The Art Tourist in Paris 3

by Terry Talty

 

PARIS -  Even tourists who never travel to see art will see the Louve when in Paris. They'll probably visit the Musee D'Orsay -- more Impressionism than any hyped American show -- and, if they can stomach modern art -- the Pompideau Center's museum.

The dedicated Art Tourist will do the big museums, but is also looking for what those tourists will never find. Like a avid birdwatcher the Art Tourist is looking the rare and happening.

We, the adventuring type of Art Tourist, don't want to stand in a summer crowd to see the Mona Lisa; we want more; we want to know what artists in Paris are doing today? And I don't mean arts and craft fair milquetoasters that a beginner art tourist sees in every town in America, towns that won't really support art but get the brilliant idea to invite a bunch of artists into the park and have an art show -- and the "sucker" artists pay the town to do so.

So we're looking for more rare. We want to see something that describes - that will illuminate - life on this planet today. If you read the previous column, you'll know we visted the Palais de Tokyo and saw some very contemporary stuff (including graffiti that said "Stop Terrorism -- Kill Bush") and  took off our shoes for the touchy-feely stuff  (read Art Tourist in Paris 2).

In this next adventure, we kept to the theme and went under some viaducts and visited neighborhoods that Parisians said will soon be renovated -- but wasn't yet -- and so was being occupied by for-profit galleries showing the most contemporary of contemporary art.

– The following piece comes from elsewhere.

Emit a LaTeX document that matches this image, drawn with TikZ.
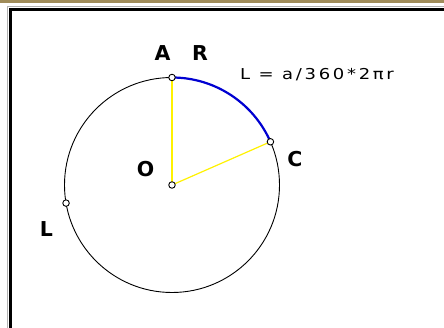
\documentclass[tikz,border=0pt]{standalone}
\usepackage{fontspec}
\usetikzlibrary{calc}
\setmainfont{DejaVu Sans}
\newfontfamily\formfont[LetterSpace=15]{DejaVu Sans}
\definecolor{stripbrown}{RGB}{160,140,90}
\definecolor{arcblue}{RGB}{0,0,210}
\begin{document}
\begin{tikzpicture}[x=1pt,y=1pt,
  lbl/.style={font=\fontsize{20.5}{21}\selectfont\bfseries, inner sep=0pt},
  pt/.style={circle, draw=black, fill=white, line width=0.9pt, minimum size=6.5pt, inner sep=0pt},
  radius line/.style={yellow, line width=1.2pt},
  framebar/.style={black, line width=3pt}]
\useasboundingbox (0,0) rectangle (444,328);
\fill[white] (0,0) rectangle (444,328);
% top strip and frame
\fill[stripbrown] (0,324.5) rectangle (444,328);
\draw[gray!60, line width=1.2pt] (7.5,0) -- (7.5,321.5) -- (444,321.5);
\draw[framebar] (10.5,0) -- (10.5,318.5) -- (444,318.5);
% geometry
\coordinate (O) at (172,143);
\coordinate (A) at ($(O)+(90:107.5)$);
\coordinate (C) at ($(O)+(23.7:107.5)$);
\coordinate (L) at ($(O)+(189.7:107.5)$);
\draw[black, line width=0.9pt] (O) circle[radius=107.5];
\draw[arcblue, line width=2.2pt] (A) arc[start angle=90, end angle=23.7, radius=107.5];
\draw[radius line] (O) -- (A);
\draw[radius line] (O) -- (C);
\node[pt] (Op) at (O) {};
\node[pt] (Ap) at (A) {};
\node[pt] (Cp) at (C) {};
\node[pt] (Lp) at (L) {};
% labels
\node[lbl] (la) at (162.5,274.5) {A};
\node[lbl] (lr) at (200,275) {R};
\node[lbl] (lo) at (145.5,158.5) {O};
\node[lbl] (lc) at (295,168.5) {C};
\node[lbl] (ll) at (46.5,98.5) {L};
\node[anchor=west, inner sep=0pt, font=\formfont\fontsize{15}{16}\selectfont] (formula) at (240,253) {\scalebox{1.2}[1]{L = a/360*2πr}};
\end{tikzpicture}
\end{document}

This neighborhood is by the controversial new library named after former French president Francois Mitterand. A show of books, created by a British artist, were being shown  in the Mitterand and were beautifully crafted, but unfortunately too decorative for a day on the hunt for the edgy contemporary.

The street was so newly named it wasn't on many street maps. A row of contemporary galeries lined Rue Louise Weiss and neighboring streets -- so many that they published a brochured.

Inside many, we were faced with a bench and a TV -- sorry, I didn' t come to Paris to watch TV. Others were closed. There was a good show in one private gallery called: Roland Goes Shopping

Roland was a series of funny photographs. Photos in a funny series are the new realistic art -- slow TV -- and we can only get so much sensual experience from them. That's why were so busy taking our shoes off at art installations, or entering weird boxes -- so we get to experience surface and texture. The remainder of the photo-derivative stuff we saw was mostly egotistical gibberish, but what a fun way to spend a day in Paris -- seeing architecture struggling to be post-modern, making fun of contemporary art and stopping to get up with a great coffee and down with a equally great beer.

Next week, back in Denver, I met a woman at the Contemporary Museum of Art-Denver and told her about our search for contemporary art in Paris and what we saw. She said "Paris -- that isn't the place to look for contemporary art - Los Angeles is."

I didn't argue, she was so confident, but surely there is art being made in Paris. We Art Tourists will have to dig deeper.